CHANT: That's correct. It's one of the things that he kind of glossed over a little bit. You know, I think he said that, oh, don't worry, the trains really can't get stuck and if there is a loss of pressure within the cabin, that they'll have oxygen masks and they'd figure out some way to rescue them. But it's not really clear how a capsule that's stuck, say, would get rescued. Or if there was a rupture - one of the bigger concerns from someone I spoke with was that if there is in fact a rupture on the line, you're going to be moving from one one-thousandth of an atmosphere of pressure to one atmosphere of pressure. And that's a really, really big difference. And so something going 700 miles an hour traveling into that would essentially be like hitting a brick wall.

LICHTMAN: Oh, wow. I also read that the design only leaves a tiny, tiny amount of space between the skis and the tube wall, is that right?

CHANT: Yes.

LICHTMAN: Is that a problem?

CHANT: Again, one of my sources, Dean Peterson, who's worked on super-conducting magnets and Maglev trains at Los Alamos National Laboratory, when I spoke with him about this, that was one of the things he raised, is that the half a millimeter to 1.3 millimeters of lift that these air cushions would provide is a really tight tolerance. So you'd have to make sure that you're welds are incredibly precise and that your tubes are manufactured to a very exacting standard. If we want to...

LICHTMAN: Is there - go ahead.

CHANT: I was going to say, if we want to compare this to, say, what Maglev trains run at, generally they run between one centimeter and 10 centimeters of clearance from their track, which still sounds tight but it's obviously orders of magnitude more margin for error there.

LICHTMAN: Has this conversation prompted anyone to step in, and do you get the sense that this is going to happen or could happen?

CHANT: I get the sense that this very well could happen. A lot of people are very excited about this. And whether anyone actually steps up and does it, that's another matter. This is going to be very expensive to build, even on kind of a large scale prototype sort of situation. And so I think Elon Musk may find himself fulfilling his second partial promise in saying that, you know, maybe in five years he'll step in and build the full scale working prototype to show that it can be done.

LICHTMAN: You know what's amazed me about this news, is just how interested the public seems to be in it. It's really captured people's imaginations. I mean, it sounds really cool but I think people also have gotten onboard. Have you noticed that?

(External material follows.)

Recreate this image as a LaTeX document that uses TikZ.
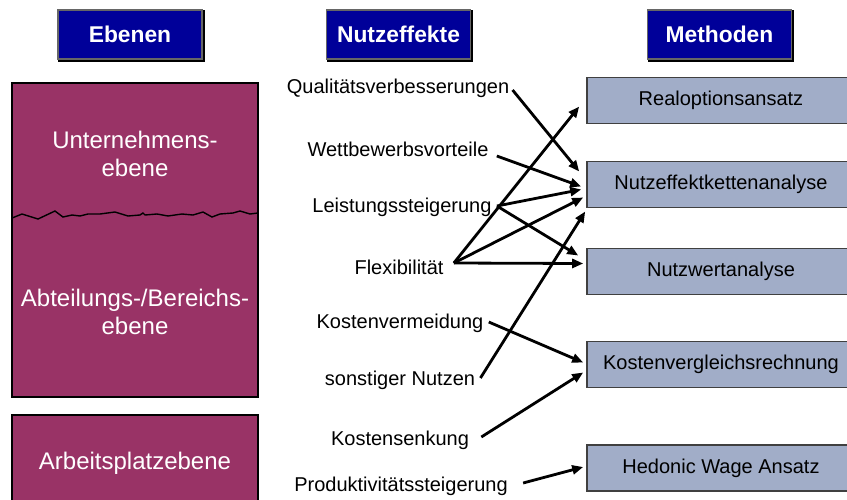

CHANT: Yes. I think it sparked a really interesting conversation. You know, a lot of times when you bring up high speed rail in this country, it kind of evokes a divisive mood in people. Some people are very much for it, others very much against it. And this, this is something that's kind of futuristicy(ph). And of course, Musk being a salesman knew that attaching a low price tag to it would help it get some traction in the media, I'm sure.

And I think that - I think that people are really intrigued by the idea. Again, it's kind of that Jetsons sort of feel that you had in the introduction. And I think that's right. It's the concept of sitting down in a tube and then getting essentially shot down that tube and being hundreds of miles away in a half an hour. It's got very much the feel of the future about it.

LICHTMAN: Yeah, it does. And he said it would be only for $20, right?

CHANT: He did, although if you look closely at his - at the proposal that he put forth, the $20 I believe only recoups the initial capital costs, so the $6 billion that he put out there. So of course if it goes over cost, you know, that projection's out the window. And the six billion is amortized over 20 years, so he's allowing himself two decades to get paid back for the $6 billion outlay. But what it doesn't include are things like maintenance or operational costs.

LICHTMAN: Well, that's where we have to leave it. Thank you so much for joining us today.

CHANT: Thanks for having me.

LICHTMAN: Tim De Chant is senior digital editor at NOVA.